▶ _REQUIREMENT_:
Print exactly the lines from the first one down to the line that contains "99.944, 99.942, 99.937]", both included, and skip the pictures.

▶ _PROVIDED DATA_:

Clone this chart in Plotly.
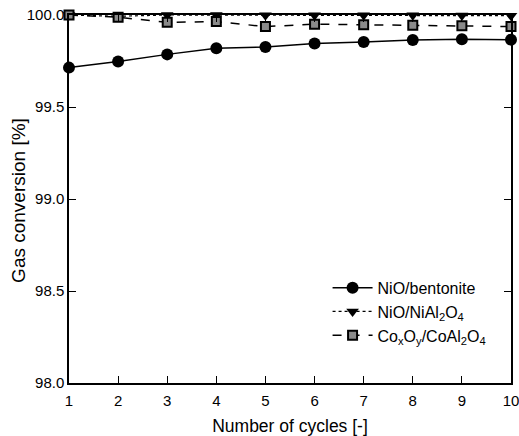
import plotly.graph_objects as go

cycles = [1, 2, 3, 4, 5, 6, 7, 8, 9, 10]
nio_bentonite = [99.714, 99.747, 99.786, 99.819, 99.826, 99.845, 99.853, 99.864, 99.868, 99.866]
nio_nial2o4 = [100.0, 99.993, 100.0, 100.0, 99.998, 99.999, 99.998, 99.998, 99.997, 99.996]
coxoy_coal2o4 = [100.0, 99.988, 99.96, 99.964, 99.937, 99.95, 99.947, 99.944, 99.942, 99.937]

y_ticks = [98.0, 98.5, 99.0, 99.5, 100.0]
y_ticklabels = ["98.0", "98.5", "99.0", "99.5", "100.0"]

names = ["NiO/bentonite", "NiO/NiAl<sub>2</sub>O<sub>4</sub>",
         "Co<sub>x</sub>O<sub>y</sub>/CoAl<sub>2</sub>O<sub>4</sub>"]

fig = go.Figure()
fig.add_trace(go.Scatter(
    x=cycles, y=nio_bentonite, name=names[0], mode="lines+markers",
    line=dict(color="black", width=1.5, dash="solid"),
    marker=dict(symbol="circle", size=12, color="black"),
    cliponaxis=False))
fig.add_trace(go.Scatter(
    x=cycles, y=nio_nial2o4, name=names[1], mode="lines+markers",
    line=dict(color="black", width=1.2, dash="dot"),
    marker=dict(symbol="triangle-down", size=11, color="black"),
    cliponaxis=False))
fig.add_trace(go.Scatter(
    x=cycles, y=coxoy_coal2o4, name=names[2], mode="lines+markers",
    line=dict(color="black", width=1.5, dash="dash"),
    marker=dict(symbol="square", size=9, color="#8a8a8a",
                line=dict(color="black", width=2)),
    cliponaxis=False))

fig.update_layout(
    width=519, height=436,
    margin=dict(l=69, r=8, t=15, b=53, autoexpand=False),
    paper_bgcolor="white", plot_bgcolor="white",
    font=dict(family="Liberation Sans, Arial, sans-serif", size=14, color="black"),
    showlegend=True,
    legend=dict(x=0.585, y=0.305, xanchor="left", yanchor="top",
                bgcolor="rgba(0,0,0,0)", font=dict(size=16, color="black"),
                itemwidth=40, tracegroupgap=0),
    annotations=[dict(text="Gas conversion [%]", textangle=-90,
                      xref="paper", yref="paper", x=-0.113, y=0.495,
                      xanchor="center", yanchor="middle", showarrow=False,
                      font=dict(size=19, color="black"))],
)
fig.update_xaxes(
    range=[1, 10], tickmode="array", tickvals=cycles,
    ticks="inside", ticklen=7, tickwidth=1.2, tickcolor="black",
    showline=True, linecolor="black", linewidth=1.5, mirror="ticks",
    showgrid=False, zeroline=False, automargin=False, ticklabeloverflow="allow",
    ticklabelstandoff=3,
    title=dict(text="Number of cycles [-]", font=dict(size=17.5, color="black"), standoff=14),
    tickfont=dict(size=15, color="black"))
fig.update_yaxes(
    range=[98.0, 100.0], tickmode="array", tickvals=y_ticks, ticktext=y_ticklabels,
    ticks="inside", ticklen=7, tickwidth=1.2, tickcolor="black",
    showline=True, linecolor="black", linewidth=1.5, mirror="ticks",
    showgrid=False, zeroline=False, automargin=False, ticklabeloverflow="allow",
    tickfont=dict(size=15, color="black"))

fig.write_html("out.html", config={"displayModeBar": False},
               post_script="document.body.style.margin='0';document.body.style.overflow='hidden';")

▶ _SOLUTION TO THIS EXERCISE_:
Clone this chart in Plotly.
import plotly.graph_objects as go

cycles = [1, 2, 3, 4, 5, 6, 7, 8, 9, 10]
nio_bentonite = [99.714, 99.747, 99.786, 99.819, 99.826, 99.845, 99.853, 99.864, 99.868, 99.866]
nio_nial2o4 = [100.0, 99.993, 100.0, 100.0, 99.998, 99.999, 99.998, 99.998, 99.997, 99.996]
coxoy_coal2o4 = [100.0, 99.988, 99.96, 99.964, 99.937, 99.95, 99.947, 99.944, 99.942, 99.937]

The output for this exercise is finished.